Stimulated scattering in laser driven fusion and high energy density physics experiments

Abstract

In laser driven fusion and high energy density physics experiments, one often encounters a kλD range of 0.15 < kλD < 0.5, where stimulated Raman scattering (SRS) is active (k is the initial electron plasma wave number and λD is the Debye length). Using particle-in-cell simulations, the SRS reflectivity is found to scale as ∼ (kλD)−4 for kλD ≳ 0.3 where electron trapping effects dominate SRS saturation; the reflectivity scaling deviates from the above for kλD < 0.3 when Langmuir decay instability (LDI) is present. The SRS risk is shown to be highest for kλD between 0.2 and 0.3. SRS re-scattering processes are found to be unimportant under conditions relevant to ignition experiments at the National Ignition Facility (NIF).
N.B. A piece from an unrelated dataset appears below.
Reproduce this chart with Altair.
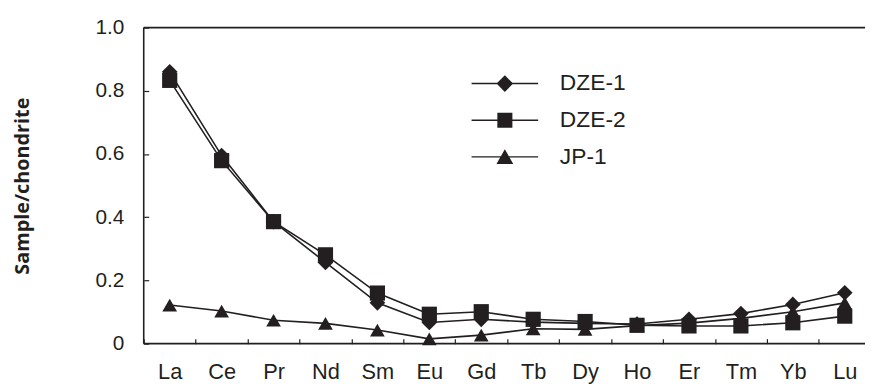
import altair as alt
import pandas as pd

elements = ["La", "Ce", "Pr", "Nd", "Sm", "Eu", "Gd", "Tb", "Dy", "Ho", "Er", "Tm", "Yb", "Lu"]
dze1 = [0.86, 0.595, 0.386, 0.257, 0.129, 0.067, 0.077, 0.068, 0.064, 0.062, 0.077, 0.095, 0.124, 0.161]
dze2 = [0.833, 0.579, 0.386, 0.281, 0.160, 0.093, 0.101, 0.077, 0.070, 0.058, 0.056, 0.056, 0.066, 0.087]
jp1 = [0.122, 0.103, 0.074, 0.064, 0.043, 0.015, 0.027, 0.047, 0.045, 0.057, 0.065, 0.080, 0.101, 0.129]
series = ["DZE-1", "DZE-2", "JP-1"]
y_ticks = [0, 0.2, 0.4, 0.6, 0.8, 1.0]

shapes = ["diamond", "square", "triangle-up"]
sizes = [250, 220, 270]
legend_paths = [
    "M-4.2,-0.09L4.2,-0.09L4.2,0.09L-4.2,0.09ZM0,-1.05L1.05,0L0,1.05L-1.05,0Z",
    "M-4.2,-0.09L4.2,-0.09L4.2,0.09L-4.2,0.09ZM-0.95,-0.95L0.95,-0.95L0.95,0.95L-0.95,0.95Z",
    "M-4.2,-0.09L4.2,-0.09L4.2,0.09L-4.2,0.09ZM0,-0.95L1.06,0.9L-1.06,0.9Z",
]

INK = "#231f20"
W, H = 728, 319
XMIN, XMAX = -0.5, 13.39
half = W / (XMAX - XMIN) / 2

rows = []
for name, vals in zip(series, [dze1, dze2, jp1]):
    for i, (el, v) in enumerate(zip(elements, vals)):
        rows.append({"idx": i, "element": el, "series": name, "value": v})
df = pd.DataFrame(rows)

label_expr = "[" + ",".join("'%s'" % e for e in elements) + "][datum.value]"

x_enc = alt.X(
    "idx:Q",
    scale=alt.Scale(domain=[XMIN, XMAX], nice=False, zero=False),
    axis=alt.Axis(
        values=list(range(len(elements))),
        labelExpr=label_expr,
        tickOffset=-half,
        labelOffset=half,
        offset=-5,
        tickSize=5,
        tickColor=INK,
        tickWidth=1.2,
        domain=False,
        grid=False,
        labelFontSize=22,
        labelBaseline="alphabetic",
        labelPadding=35.5,
        labelFlush=False,
        labelOverlap=False,
        labelBound=False,
        title=None,
    ),
)
y_enc = alt.Y(
    "value:Q",
    scale=alt.Scale(domain=[0, 1], nice=False),
    axis=alt.Axis(
        values=y_ticks,
        labelExpr="datum.value == 0 ? '0' : format(datum.value, '.1f')",
        offset=-5,
        tickSize=5,
        tickColor=INK,
        tickWidth=1.2,
        domain=False,
        grid=False,
        labelFontSize=21,
        labelPadding=20,
        title="Sample/chondrite",
        titleFont="Open Sans",
        titleFontWeight="bold",
        titleFontSize=20,
        titleColor=INK,
        titleX=-117,
    ),
)

base = alt.Chart(df)

lines = base.mark_line(color=INK, strokeWidth=1.6).encode(x=x_enc, y=y_enc, detail="series:N")

points = base.mark_point(filled=True, color=INK, opacity=1).encode(
    x=x_enc,
    y=y_enc,
    shape=alt.Shape("series:N", scale=alt.Scale(domain=series, range=shapes), legend=None),
    size=alt.Size("series:O", scale=alt.Scale(domain=series, range=sizes), legend=None),
)

legend_layer = base.transform_filter("false").mark_point(filled=True, color=INK, opacity=1).encode(
    x=x_enc,
    y=y_enc,
    shape=alt.Shape(
        "series:N",
        scale=alt.Scale(domain=series, range=legend_paths),
        legend=alt.Legend(
            orient="none",
            legendX=353,
            legendY=45,
            title=None,
            labelFont="Liberation Sans",
            labelFontSize=23,
            labelColor=INK,
            labelOffset=44,
            labelLimit=300,
            symbolSize=256,
            symbolFillColor=INK,
            rowPadding=13,
            padding=0,
        ),
    ),
)

x_line = alt.Chart().mark_rule(color=INK, strokeWidth=1.6).encode(y=alt.datum(0))
top_line = alt.Chart().mark_rule(color=INK, strokeWidth=1.6).encode(y=alt.datum(1.0))
y_line = alt.Chart().mark_rule(color=INK, strokeWidth=1.6).encode(x=alt.datum(XMIN))

chart = (
    alt.layer(lines, points, legend_layer, x_line, top_line, y_line)
    .resolve_scale(shape="independent", size="independent")
    .properties(
        width=W,
        height=H,
        padding={"left": 137, "top": 18, "right": 0, "bottom": 42},
        autosize=alt.AutoSizeParams(type="none"),
        background="white",
    )
    .configure_view(stroke=None)
    .configure_axis(labelFont="Liberation Sans", labelColor=INK)
)

chart.save("out.html", embed_options={"renderer": "svg", "actions": False})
Large-scale simulations of the hohlraum plasma show that the SRS wavelength spectrum peaks below 600 nm, consistent with most measured NIF spectra, and that nonlinear trapping in the presence of plasma gradients determines the SRS spectral peak. Collisional effects on SRS, stimulated Brillouin scattering (SBS), LDI, and re-scatter, together with three dimensional effects, are examined. Effects of collisions are found to include de-trapping as well as cross-speckle electron temperature variation from collisional heating, the latter of which reduces gain, introduces a positive frequency shift that counters the trapping-induced negative frequency shift, and affects SRS and SBS saturation. Bowing and breakup of ion-acoustic wavefronts saturate SBS and cause a dramatic, sharp decrease in SBS reflectivity. Mitigation of SRS and SBS in the strongly nonlinear trapping regime is discussed.